Monday, August 01, 2005

Hernandez: highway speeding detention not unreasonable

In U.S. v. Hernandez, No. 04-11776 (July 29, 2005), the Court (Edmondson, Dubina, Hull) held that a traffic stop did not result in an unconstitutional seizure, when the police officer became suspicious in response to questioning, and detained the defendant for 17-minutes during questioning before conducting a consensual search of the vehicle – a search which uncovered narcotics in a hidden compartment of the vehicle.
The Court noted the following circumstances which supported reasonable suspicion on the part of the officer who stopped defendant’s vehicle for speeding at 3:02 a.m. on an Alabama highway: (1) the implausible excuse for speeding (looking for a restroom for diarhea when the vehicle had just missed a rest station, (2) empty food containers in the vehicle, consistent with the practice of drug traffickers who do not want to stop for food and leave their vehicle unattended, (3) discrepancies in the stories about the trip’s length and purpose, (4) abnormal nervousness in the detainee, (5) nonstop travel at night in severe weather, (6) lack of knowledge of the trip’s destination, (7) travel between two main source cities for narcotics, (8) minimal luggage.

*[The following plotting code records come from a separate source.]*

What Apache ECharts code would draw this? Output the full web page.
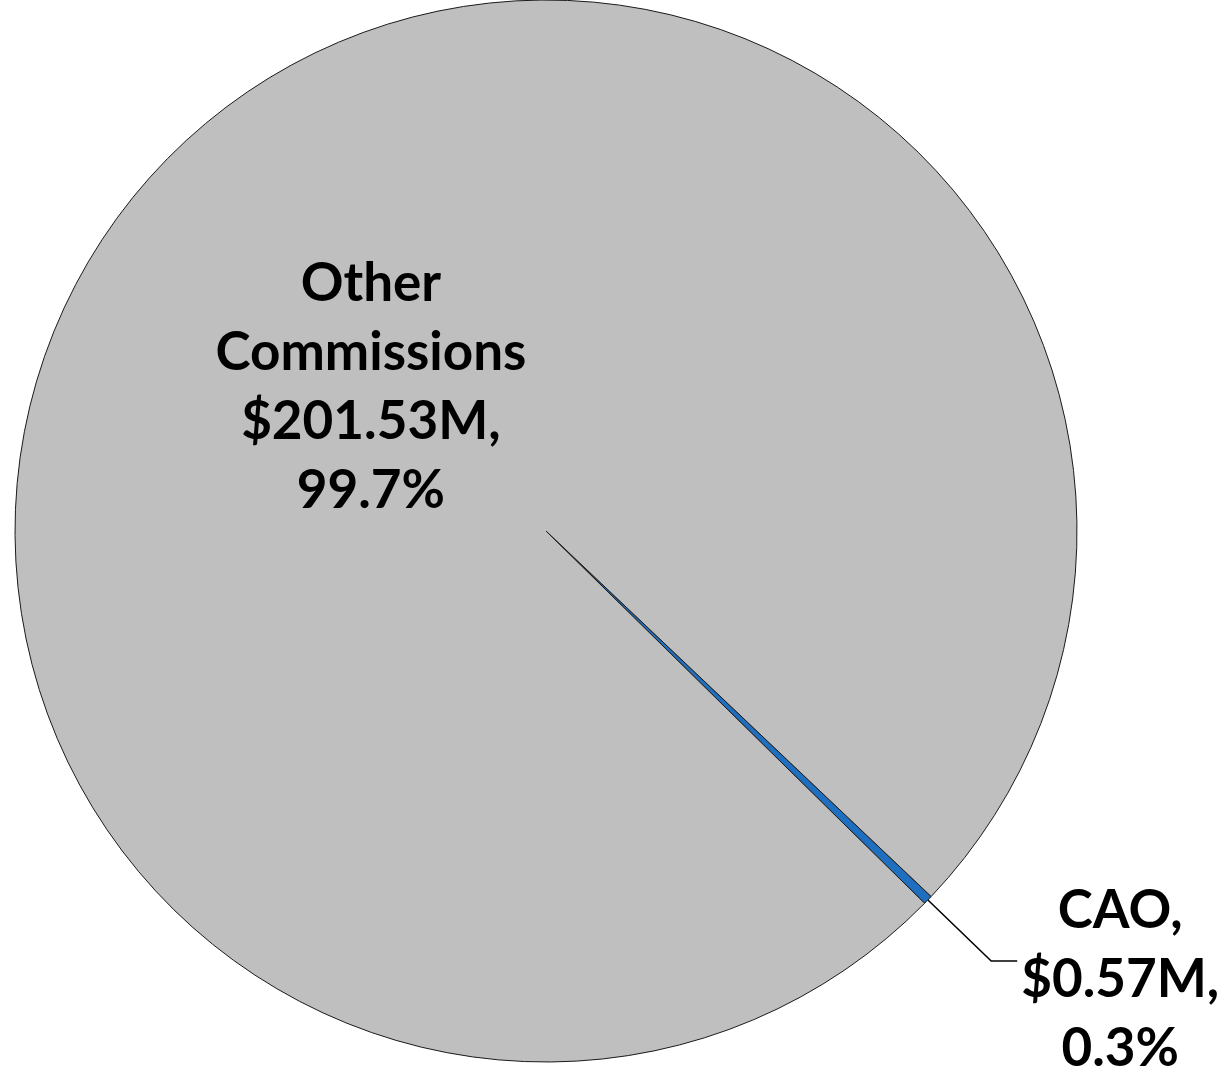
<!DOCTYPE html>
<html>
<head>
<meta charset="utf-8">
<script src="https://cdn.jsdelivr.net/npm/echarts@6/dist/echarts.min.js"></script>
<style>
html,body{margin:0;padding:0;background:#fff;}
#chart{width:1224px;height:1079px;}
</style>
</head>
<body>
<div id="chart"></div>
<script>
const categories = ['CAO', 'Other Commissions'];
const values = [0.57, 201.53];
const colors = ['#1F6FC0', '#BFBFBF'];

const chart = echarts.init(document.getElementById('chart'));
const fontFamily = 'Lato, "Open Sans", sans-serif';
const richC = { fontSize: 53, fontWeight: 'bold', lineHeight: 69, align: 'center', color: '#000', fontFamily: fontFamily };

function fmt(p) {
  const money = '$' + p.value.toFixed(2) + 'M';
  if (p.dataIndex === 0) {
    return ['{c|' + p.name + ',}', '{c|' + money + ',}', '{c|' + p.percent + '%}'].join('\n');
  }
  const parts = p.name.split(' ');
  return parts.map(s => '{c|' + s + '}').concat(['{c|' + money + ',}', '{c|' + p.percent + '%}']).join('\n');
}

const data = categories.map((c, i) => {
  const item = { name: c, value: values[i], itemStyle: { color: colors[i] } };
  if (i === 0) {
    item.label = { position: 'outside', padding: [38, 0, 0, 0], distanceToLabelLine: 4 };
    item.labelLine = { show: true, length: 88, length2: 26, lineStyle: { color: '#000', width: 1.5 } };
  } else {
    item.label = { position: 'inside', padding: [86, 0, 0, 36] };
    item.labelLine = { show: false };
  }
  return item;
});

chart.setOption({
  backgroundColor: '#fff',
  animation: false,
  series: [{
    type: 'pie',
    center: [546, 531],
    radius: [0, 531],
    startAngle: -43.5,
    clockwise: true,
    avoidLabelOverlap: false,
    percentPrecision: 1,
    itemStyle: { borderColor: '#1a1a1a', borderWidth: 1 },
    label: {
      show: true,
      formatter: fmt,
      rich: { c: richC },
      color: '#000'
    },
    emphasis: { disabled: true },
    data: data
  }]
});
</script>
</body>
</html>
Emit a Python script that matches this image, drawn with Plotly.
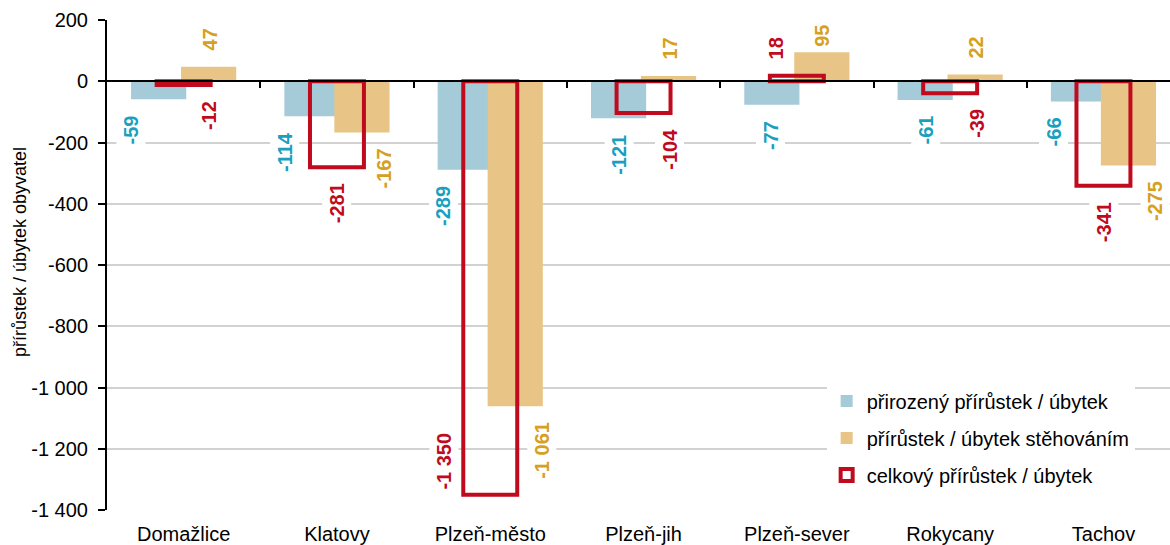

The Court noted that under Muelher v. Mena, 125 S.Ct. 1465 (2005), the length of a detention, not the unrelatedness of the questioning to the reason for the stop, is what makes a detention unreasonable. The Court further noted that a 17-minute stop would not, standing alone, likely be deemed too long to be unreasonable, even if, as in this case, it was justified by the evasive answers to police questioning.